News Flash: People are borrowing money to go to college, long considered the path to professional achievement, and then finding that the loans block their upward mobility.

Ironically, student loans may be harming the people they were designed to help and in the process taking a lot of oomph out of the economy.

The Wall Street Journal reports today that the nation's $1.2 trillion in student debt is forcing some people who might otherwise be entrepreneurs to shelve their dreams.

The Journal tells the story of Christine, 29, and John Carney, 31, who started Thick & Thin Designs, which makes cleverly shaped food picks and sells them with attractive packaging. Both Carneys are students at the University of Maine—he for a graduate degree in fine arts and she for a second undergraduate degree.

The cost of a box of decorative items from Thick & Thin, which can be used for cupcake toppers, is $12.  The Carneys are doing well and could be expanding:

But they chose not to purchase a laser cutter, because doing so would require them to take out a business loan—and together they have $140,000 in leftover student debt. Instead, they use a university-owned laser cutter, which limits the size of the acrylic sheets they can work with. Having the student-loan debt "is preventing me from being able to take a lot of chances or risks that are usually necessary when starting a business," Ms. Carney says.

The Carneys aren’t alone:

The average student who borrows has piled up about $40,000 in debt by graduation, including parents' loans, nearly double the levels of a decade ago, according to, which runs college-planning and financial-aid websites. Recipients of graduate and professional degrees who borrow average more than $55,000 in debt at graduation, including undergraduate loans, but not parent loans. That is up from $40,800 some 10 years ago.

Some academic experts say leftover loans are the biggest impediment to upstart entrepreneurship by those who recently received college or graduate degrees. "I mentor students all the time," says Vivek Wadhwa, a fellow at Stanford University Law School. "The single largest inhibitor to entrepreneurship is the student loans."

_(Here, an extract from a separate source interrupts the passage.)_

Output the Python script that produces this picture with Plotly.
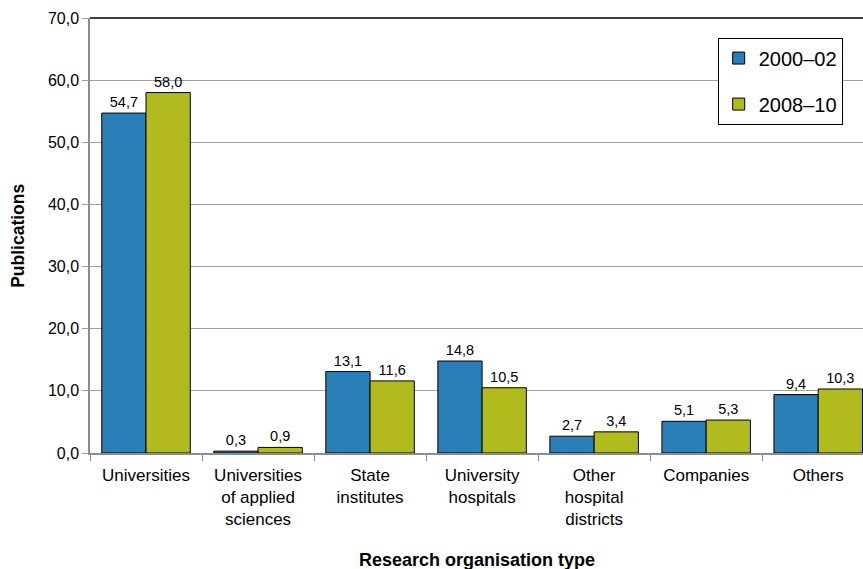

In other words, loans which students take to get ahead are ruining their careers at the outset. An expert from the Harvard Business School is quoted saying that college dropouts and recent graduates account for a disproportionate share of founders of technology start-ups. He says that many recent business graduates "are willing to sleep on a couch for a year or two, but they can't do it with the burden of student loans.”

Let’s face it: no matter how well-intended the creators of government-backed student loans may have been, the program is a bust. It impedes many students and, given the import of this story, is a disaster for the economy.

President Obama has a solution: making more college loans available so that more people can become, in effect, indentured. Unfortunately, this form of indentured servitude, unlike the real indentured servitude in our colonial period, doesn’t have a sell by date when the indentured one is free to pursue opportunities.

Some people want to tinker with the system. The Rhode Island Student Loan Authority, for example, is studying whether it is feasible to temporarily reduce or forebear payments for recent graduates.  But that’s just a band aid.

It is time to rethink college loans. Heck, it is time to rethink college. After all, kids today aren’t going in debt to walk around the agora listening to a modern day Plato or Socrates.

More likely, they’re paying to listen to the Ward Churchills or somebody just as ignorant of our culture and historical achievements. Is is really worth going into debt for this?

And aren't student loans ultimately harming not just students but the economy?